After phases 1–5, test with actual X68000 command-line utilities:

  • Simple file managers
  • Text viewers
  • Command-line games

These provide real-world validation of DOS call compatibility.


12. Open Questions

  1. R-format TSR behavior: The R-format loader (§4.4) handles simple .r binaries, but TSR programs that call _KEEPPR to go resident and hook interrupt vectors need deeper emulation. How much TSR support is practical? Likely: none initially, revisit if specific useful TSRs are identified.

  2. Kanji (Shift-JIS) support: Human68k uses Shift-JIS encoding. File paths may contain Shift-JIS characters. The bridge should pass bytes through transparently (no encoding conversion) — the terminal handles display. Filenames with Shift-JIS in PPAP's romfs/UFS need testing.

  3. _EXEC modes: Human68k's _EXEC supports multiple modes (load+exec, load-only, exec overlay). Initially only mode 0 (load+exec, equivalent to fork+exec) is implemented.

  4. Memory protection: Human68k programs expect a flat address space with no protection. On m68k PPAP, this is naturally the case (no MMU). On ARM via eCPU, the emulated memory is a single buffer — no protection issues.

  5. Interrupt-driven I/O: Some Human68k programs install interrupt handlers (e.g., for Ctrl-C). The bridge should translate SIGINT to the equivalent Human68k behavior (calling the program's Ctrl-C handler if registered via _CTRLVC).

  6. IOCS graphics calls: Many X68000 programs use IOCS for graphics (sprites, scroll, palette). These are out of scope for the initial implementation. A future graphics bridge could translate them to PPAP's framebuffer console, but this is a major undertaking.

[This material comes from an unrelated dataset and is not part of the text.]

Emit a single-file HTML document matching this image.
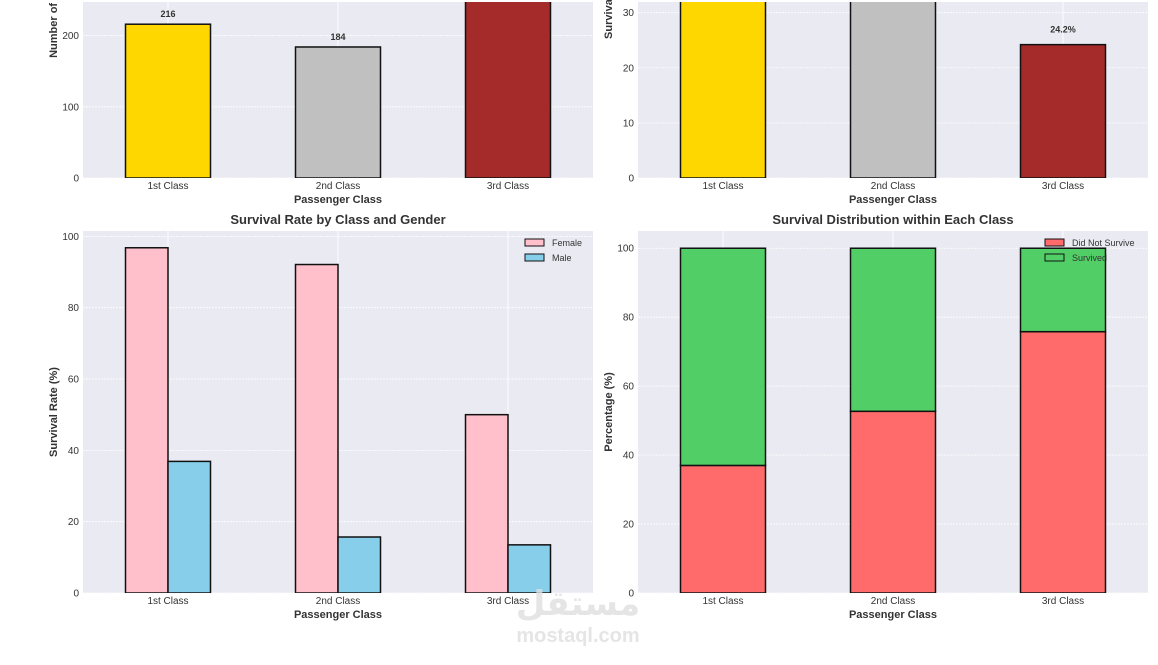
<!DOCTYPE html>
<html><head><meta charset="utf-8"><style>
body{margin:0;background:#fff;width:1158px;height:660px;overflow:hidden;font-family:"Liberation Sans","DejaVu Sans",sans-serif}
</style></head><body>
<svg id="chart" width="1158" height="660" xmlns="http://www.w3.org/2000/svg" font-family="Liberation Sans, DejaVu Sans, sans-serif"></svg>
<script>
const classes = ["1st Class","2nd Class","3rd Class"];
const passengerCounts = [216,184,491];
const survivalRates = [62.96,47.28,24.2];
const femaleRates = [96.8,92.1,50.0];
const maleRates = [36.9,15.7,13.5];
const diedPct = [37.0,52.7,75.8];
const survivedPct = [63.0,47.3,24.2];
const ticksCount = [0,100,200];
const ticksRate = [0,10,20,30];
const ticksPct = [0,20,40,60,80,100];

const svg = document.getElementById('chart');
const NS = 'http://www.w3.org/2000/svg';
function mk(tag, attrs, parent){const e=document.createElementNS(NS,tag);for(const k in attrs)e.setAttribute(k,attrs[k]);(parent||svg).appendChild(e);return e;}
function txt(s,attrs,parent){const e=mk('text',attrs,parent);e.textContent=s;return e;}

function panel(x0,x1,yTop,yBot,vmin,vmax,ticks,name,ylabel,title,ylabelY,bgTop){
  const g=mk('g',{});
  
  
  const bt=(bgTop===undefined)?yTop:bgTop;
  const bg=mk('rect',{x:x0,y:bt,width:x1-x0,height:yBot-bt,fill:'#eaeaf2'},g);
  
  
  const ys=v=>yBot-(v-vmin)/(vmax-vmin)*(yBot-yTop);
  const xs=i=>x0+85+i*170;
  ticks.forEach(t=>{
    const y=ys(t);
    mk('line',{x1:x0,x2:x1,y1:y,y2:y,stroke:'#fff','stroke-width':0.8,'stroke-dasharray':'2,1'},g);
    const l=txt(String(t),{x:x0-4,y:y+3.5,'font-size':10,'text-anchor':'end',fill:'#333'},g);
    
    
  });
  classes.forEach((c,i)=>{
    mk('line',{x1:xs(i),x2:xs(i),y1:bt,y2:yBot,stroke:'#fff','stroke-width':1},g);
    const l=txt(c,{x:xs(i),y:yBot+11,'font-size':10,'text-anchor':'middle',fill:'#333'},g);
    
    
  });
  const xl=txt('Passenger Class',{x:(x0+x1)/2,y:yBot+25,'font-size':11,'font-weight':'bold','text-anchor':'middle',fill:'#333'},g);
  
  
  const cy=(ylabelY===undefined)?(yTop+yBot)/2:ylabelY;
  const yl=txt(ylabel,{x:0,y:0,'font-size':11,'font-weight':'bold','text-anchor':'middle',fill:'#333',transform:`translate(${x0-26},${cy}) rotate(-90)`},g);
  
  
  if(title){const t=txt(title,{x:(x0+x1)/2,y:yTop-7,'font-size':13,'font-weight':'bold','text-anchor':'middle',fill:'#333'},g);
    
    }
  const clip=mk('clipPath',{id:'c'+name},svg);
  mk('rect',{x:x0,y:bt,width:x1-x0,height:yBot-bt},clip);
  const bars=mk('g',{'clip-path':`url(#c${name})`},g);
  return {g,bars,ys,xs};
}
function bar(p,x,w,v0,v1,fill,name){
  const yA=p.ys(v1),yB=p.ys(v0);
  const r=mk('rect',{x:x,y:yA,width:w,height:yB-yA,fill:fill,stroke:'#111','stroke-width':1.5},p.bars);
  
  
  return r;
}

// Top-left: counts
const p1=panel(83,593,0,178,0,250,ticksCount,'passenger-count-panel','Number of Passengers',null,-2,2);
const c1=['#ffd700','#c0c0c0','#a52a2a'];
passengerCounts.forEach((v,i)=>{bar(p1,p1.xs(i)-42.5,85,0,v,c1[i],'count-bar-'+(i+1));
  const l=txt(String(v),{x:p1.xs(i),y:p1.ys(v)-7,'font-size':9,'font-weight':'bold','text-anchor':'middle',fill:'#333'},p1.g);
  
  });

// Top-right: survival rate
const p2=panel(638,1148,0,178,0,32.3,ticksRate,'survival-rate-panel','Survival Rate (%)',null,-6,2);
survivalRates.forEach((v,i)=>{bar(p2,p2.xs(i)-42.5,85,0,v,c1[i],'rate-bar-'+(i+1));
  const l=txt(v.toFixed(1)+'%',{x:p2.xs(i),y:p2.ys(v)-12,'font-size':9,'font-weight':'bold','text-anchor':'middle',fill:'#333'},p2.g);
  
  });

// Bottom-left: gender
const p3=panel(83,593,231,593,0,101.5,ticksPct,'gender-survival-panel','Survival Rate (%)','Survival Rate by Class and Gender');
femaleRates.forEach((v,i)=>bar(p3,p3.xs(i)-42.5,42.5,0,v,'#ffc0cb','female-bar-'+(i+1)));
maleRates.forEach((v,i)=>bar(p3,p3.xs(i),42.5,0,v,'#87ceeb','male-bar-'+(i+1)));
[['Female','#ffc0cb',243],['Male','#87ceeb',258]].forEach(([n,c,y])=>{
  const lg=mk('g',{},p3.g);
  
  
  mk('rect',{x:525,y:y-4,width:19,height:7,fill:c,stroke:'#111','stroke-width':1},lg);
  txt(n,{x:552,y:y+3,'font-size':9,fill:'#333'},lg);
});

// Bottom-right: stacked
const p4=panel(638,1148,231,593,0,105,ticksPct,'survival-distribution-panel','Percentage (%)','Survival Distribution within Each Class');
diedPct.forEach((v,i)=>bar(p4,p4.xs(i)-42.5,85,0,v,'#ff6b6b','died-bar-'+(i+1)));
survivedPct.forEach((v,i)=>bar(p4,p4.xs(i)-42.5,85,diedPct[i],diedPct[i]+v,'#51cf66','survived-bar-'+(i+1)));
[['Did Not Survive','#ff6b6b',243],['Survived','#51cf66',258]].forEach(([n,c,y])=>{
  const lg=mk('g',{},p4.g);
  
  
  mk('rect',{x:1045,y:y-4,width:19,height:7,fill:c,stroke:'#111','stroke-width':1},lg);
  txt(n,{x:1072,y:y+3,'font-size':9,fill:'#333'},lg);
});

// watermark
const wm=txt('مستقل',{x:578,y:615,'font-size':34,'font-weight':'bold','text-anchor':'middle',fill:'#dedede','fill-opacity':0.8});


const wm2=txt('mostaql.com',{x:578,y:642,'font-size':20,'font-weight':'bold','text-anchor':'middle',fill:'#dedede','fill-opacity':0.8});


</script>
</body></html>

  7. Kernel size impact: The bridge (~4 KB code), X-format loader (~2 KB), and eCPU interpreter (~16 KB for ecpu-m68k) are all kernel-embedded. On ARM targets with limited flash, the eCPU can be conditionally compiled out if Human68k support is not needed. On m68k targets, only the bridge and loader are needed (no eCPU), adding ~6 KB.

  8. mkxfile vs cross-compiler: Need to decide between building a custom mkxfile tool or using the existing m68k-elf-gcc toolchain with appropriate linker scripts. The latter is more flexible but produces ELF, which then needs conversion.


References

External Projects

  • run68x (https://github.com/kg68k/run68x) — Human68k CUI emulator. A host-based emulator that interprets m68k instructions and translates Human68k DOS calls to host OS calls. The source provides a complete DOS call dispatch table (doscall.c), X-format loader (load.c), IOCS call stubs (iocscall.c), and memory management (dos_memory.c). Invaluable reference for DOS call signatures and edge cases. License: GPL v2+.

  • puni (https://github.com/kg68k/puni) — X680x0 programming reference collection. Contains detailed documentation of Human68k DOS calls (doscall.txt), IOCS calls (iocscall.txt), trap exception handling, memory-mapped I/O registers, and assembly language syntax. Primary reference for Human68k v3.02 API behavior. Note: The puni repository's README prohibits AI processing of its contents. This project does not feed puni documents to AI tools directly. When puni information is needed, a human developer reads the document and writes the prompt or code based on their own understanding.